■ Work to do:
In the listing below, locate the lines that hold "script" and copy them.

■ Raw data:
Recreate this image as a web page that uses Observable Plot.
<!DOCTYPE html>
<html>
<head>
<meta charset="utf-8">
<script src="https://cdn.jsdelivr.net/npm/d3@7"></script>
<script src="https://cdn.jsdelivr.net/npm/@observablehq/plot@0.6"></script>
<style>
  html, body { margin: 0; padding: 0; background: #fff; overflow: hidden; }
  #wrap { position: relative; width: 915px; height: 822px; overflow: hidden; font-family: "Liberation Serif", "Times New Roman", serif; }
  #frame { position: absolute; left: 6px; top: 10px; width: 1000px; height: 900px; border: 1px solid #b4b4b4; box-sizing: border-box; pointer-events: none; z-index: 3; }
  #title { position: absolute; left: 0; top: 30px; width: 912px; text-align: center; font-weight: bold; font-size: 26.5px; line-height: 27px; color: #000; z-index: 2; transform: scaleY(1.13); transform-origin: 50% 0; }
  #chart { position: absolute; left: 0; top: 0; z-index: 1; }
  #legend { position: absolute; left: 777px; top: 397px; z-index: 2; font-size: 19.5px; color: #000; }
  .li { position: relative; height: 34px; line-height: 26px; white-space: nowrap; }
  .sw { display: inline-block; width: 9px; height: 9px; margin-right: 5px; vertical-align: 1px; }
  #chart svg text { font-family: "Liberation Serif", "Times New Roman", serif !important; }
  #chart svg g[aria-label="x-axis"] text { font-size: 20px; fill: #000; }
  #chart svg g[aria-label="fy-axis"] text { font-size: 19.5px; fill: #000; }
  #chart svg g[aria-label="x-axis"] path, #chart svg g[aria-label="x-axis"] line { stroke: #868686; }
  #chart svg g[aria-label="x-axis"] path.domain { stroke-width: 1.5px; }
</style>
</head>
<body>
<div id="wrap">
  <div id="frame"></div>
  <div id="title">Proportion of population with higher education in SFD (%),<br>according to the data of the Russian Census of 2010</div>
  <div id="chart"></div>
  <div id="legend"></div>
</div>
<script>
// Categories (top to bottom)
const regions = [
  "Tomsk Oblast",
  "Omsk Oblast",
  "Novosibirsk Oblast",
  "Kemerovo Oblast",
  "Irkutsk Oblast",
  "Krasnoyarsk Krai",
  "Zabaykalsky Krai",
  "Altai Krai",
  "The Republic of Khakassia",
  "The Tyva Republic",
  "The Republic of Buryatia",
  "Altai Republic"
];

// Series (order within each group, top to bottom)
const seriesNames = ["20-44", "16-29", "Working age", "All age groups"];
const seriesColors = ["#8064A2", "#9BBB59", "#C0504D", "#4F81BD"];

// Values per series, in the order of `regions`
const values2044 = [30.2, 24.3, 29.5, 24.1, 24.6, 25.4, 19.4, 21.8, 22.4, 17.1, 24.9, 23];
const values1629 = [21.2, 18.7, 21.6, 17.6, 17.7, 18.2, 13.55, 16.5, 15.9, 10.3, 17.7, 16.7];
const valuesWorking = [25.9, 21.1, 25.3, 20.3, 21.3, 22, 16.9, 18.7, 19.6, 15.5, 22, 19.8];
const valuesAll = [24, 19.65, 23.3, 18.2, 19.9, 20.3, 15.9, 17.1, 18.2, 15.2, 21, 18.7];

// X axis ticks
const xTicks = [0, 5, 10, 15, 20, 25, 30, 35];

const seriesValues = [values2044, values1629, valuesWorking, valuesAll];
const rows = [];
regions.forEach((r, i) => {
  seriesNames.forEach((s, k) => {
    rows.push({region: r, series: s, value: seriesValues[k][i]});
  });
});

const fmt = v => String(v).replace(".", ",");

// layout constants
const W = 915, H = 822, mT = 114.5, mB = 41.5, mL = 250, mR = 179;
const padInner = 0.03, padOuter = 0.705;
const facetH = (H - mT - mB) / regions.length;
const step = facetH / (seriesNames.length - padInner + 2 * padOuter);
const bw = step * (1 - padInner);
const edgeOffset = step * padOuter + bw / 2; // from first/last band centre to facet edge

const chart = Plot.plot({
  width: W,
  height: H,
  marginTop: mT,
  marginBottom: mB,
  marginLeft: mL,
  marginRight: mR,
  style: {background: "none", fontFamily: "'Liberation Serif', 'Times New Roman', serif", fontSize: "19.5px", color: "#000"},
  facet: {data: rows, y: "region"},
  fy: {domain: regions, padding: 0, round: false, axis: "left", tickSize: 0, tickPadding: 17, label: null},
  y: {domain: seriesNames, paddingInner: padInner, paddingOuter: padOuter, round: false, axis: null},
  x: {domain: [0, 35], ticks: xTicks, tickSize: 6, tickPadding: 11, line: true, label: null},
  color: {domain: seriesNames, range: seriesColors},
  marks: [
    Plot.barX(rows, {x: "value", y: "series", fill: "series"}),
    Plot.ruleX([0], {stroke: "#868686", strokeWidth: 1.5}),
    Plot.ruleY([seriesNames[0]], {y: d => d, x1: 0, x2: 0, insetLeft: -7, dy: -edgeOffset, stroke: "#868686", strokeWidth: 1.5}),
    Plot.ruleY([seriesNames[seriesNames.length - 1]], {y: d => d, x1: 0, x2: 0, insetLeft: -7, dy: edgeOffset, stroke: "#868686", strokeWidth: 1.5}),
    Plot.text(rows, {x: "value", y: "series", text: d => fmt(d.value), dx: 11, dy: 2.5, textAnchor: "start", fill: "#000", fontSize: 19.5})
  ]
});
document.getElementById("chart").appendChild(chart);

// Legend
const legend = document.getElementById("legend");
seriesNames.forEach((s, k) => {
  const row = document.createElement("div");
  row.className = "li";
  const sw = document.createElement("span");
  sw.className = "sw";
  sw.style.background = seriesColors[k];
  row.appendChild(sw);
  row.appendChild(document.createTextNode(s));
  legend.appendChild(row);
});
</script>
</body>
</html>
---
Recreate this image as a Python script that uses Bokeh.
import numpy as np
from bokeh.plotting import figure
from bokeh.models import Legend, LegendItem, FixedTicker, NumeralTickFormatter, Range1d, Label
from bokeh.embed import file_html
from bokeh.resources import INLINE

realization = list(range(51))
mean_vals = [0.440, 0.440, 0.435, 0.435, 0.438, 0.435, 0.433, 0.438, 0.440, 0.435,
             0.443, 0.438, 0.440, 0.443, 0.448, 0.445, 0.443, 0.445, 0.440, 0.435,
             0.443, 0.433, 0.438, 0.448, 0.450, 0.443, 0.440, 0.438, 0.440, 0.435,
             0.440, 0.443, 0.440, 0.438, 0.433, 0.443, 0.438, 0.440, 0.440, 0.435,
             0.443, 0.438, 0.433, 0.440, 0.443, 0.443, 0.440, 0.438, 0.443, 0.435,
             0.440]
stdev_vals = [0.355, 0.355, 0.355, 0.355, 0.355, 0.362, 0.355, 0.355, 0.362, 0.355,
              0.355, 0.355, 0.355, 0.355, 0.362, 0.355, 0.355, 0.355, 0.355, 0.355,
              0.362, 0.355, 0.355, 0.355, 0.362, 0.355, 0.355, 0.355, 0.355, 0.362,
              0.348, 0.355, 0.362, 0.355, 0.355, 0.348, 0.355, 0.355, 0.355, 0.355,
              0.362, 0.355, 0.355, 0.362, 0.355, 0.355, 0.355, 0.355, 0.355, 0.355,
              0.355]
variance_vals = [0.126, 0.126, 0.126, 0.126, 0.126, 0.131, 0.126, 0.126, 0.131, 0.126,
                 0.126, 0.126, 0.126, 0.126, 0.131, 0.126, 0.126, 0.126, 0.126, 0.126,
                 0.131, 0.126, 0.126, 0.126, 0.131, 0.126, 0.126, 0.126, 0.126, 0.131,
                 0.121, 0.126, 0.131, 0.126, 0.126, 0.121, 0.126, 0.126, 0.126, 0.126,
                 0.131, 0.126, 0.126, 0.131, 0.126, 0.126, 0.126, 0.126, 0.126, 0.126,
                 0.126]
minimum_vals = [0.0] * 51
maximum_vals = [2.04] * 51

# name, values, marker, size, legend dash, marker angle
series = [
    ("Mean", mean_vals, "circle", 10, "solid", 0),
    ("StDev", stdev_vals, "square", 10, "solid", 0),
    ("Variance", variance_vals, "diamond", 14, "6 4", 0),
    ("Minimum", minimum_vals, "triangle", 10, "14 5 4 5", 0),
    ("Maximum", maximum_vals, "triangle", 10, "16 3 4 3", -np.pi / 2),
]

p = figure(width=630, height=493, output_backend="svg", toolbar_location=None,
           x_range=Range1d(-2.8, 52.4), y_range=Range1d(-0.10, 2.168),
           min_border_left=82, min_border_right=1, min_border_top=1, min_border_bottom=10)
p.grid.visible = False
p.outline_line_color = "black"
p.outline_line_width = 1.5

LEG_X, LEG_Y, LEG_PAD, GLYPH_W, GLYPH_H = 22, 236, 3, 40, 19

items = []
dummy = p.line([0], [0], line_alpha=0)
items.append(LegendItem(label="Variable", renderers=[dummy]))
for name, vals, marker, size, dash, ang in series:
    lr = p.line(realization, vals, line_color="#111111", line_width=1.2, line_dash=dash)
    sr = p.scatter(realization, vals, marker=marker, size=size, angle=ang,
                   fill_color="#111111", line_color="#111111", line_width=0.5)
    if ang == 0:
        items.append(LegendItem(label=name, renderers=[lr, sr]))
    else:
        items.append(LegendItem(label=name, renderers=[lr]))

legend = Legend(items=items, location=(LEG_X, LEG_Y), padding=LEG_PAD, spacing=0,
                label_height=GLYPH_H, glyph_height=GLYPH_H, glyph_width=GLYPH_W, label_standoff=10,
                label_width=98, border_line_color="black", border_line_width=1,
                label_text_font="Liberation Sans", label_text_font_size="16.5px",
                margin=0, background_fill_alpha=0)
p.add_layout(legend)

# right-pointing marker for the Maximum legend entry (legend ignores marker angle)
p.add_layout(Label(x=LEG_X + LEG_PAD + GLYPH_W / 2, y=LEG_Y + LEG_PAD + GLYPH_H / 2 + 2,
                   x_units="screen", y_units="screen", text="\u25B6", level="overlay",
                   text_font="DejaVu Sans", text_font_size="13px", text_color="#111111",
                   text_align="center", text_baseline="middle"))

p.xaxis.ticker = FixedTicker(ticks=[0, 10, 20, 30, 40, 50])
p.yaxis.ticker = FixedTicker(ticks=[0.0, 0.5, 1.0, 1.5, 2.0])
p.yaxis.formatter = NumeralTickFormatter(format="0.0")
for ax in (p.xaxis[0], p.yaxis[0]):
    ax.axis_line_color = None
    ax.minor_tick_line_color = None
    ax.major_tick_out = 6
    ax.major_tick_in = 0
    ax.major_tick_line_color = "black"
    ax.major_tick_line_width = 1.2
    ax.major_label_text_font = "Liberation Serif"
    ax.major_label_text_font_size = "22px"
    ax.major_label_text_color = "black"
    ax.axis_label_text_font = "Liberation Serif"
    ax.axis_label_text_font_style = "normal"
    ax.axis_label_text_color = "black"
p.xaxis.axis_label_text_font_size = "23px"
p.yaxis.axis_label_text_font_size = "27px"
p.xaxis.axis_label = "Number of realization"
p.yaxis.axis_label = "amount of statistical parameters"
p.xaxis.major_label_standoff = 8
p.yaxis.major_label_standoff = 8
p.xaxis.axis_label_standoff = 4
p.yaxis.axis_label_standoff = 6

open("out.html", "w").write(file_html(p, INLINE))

■ Worked answer:
<script src="https://cdn.jsdelivr.net/npm/d3@7"></script>
<script src="https://cdn.jsdelivr.net/npm/@observablehq/plot@0.6"></script>
<script>
</script>
Recreate this image as a Python script that uses Bokeh.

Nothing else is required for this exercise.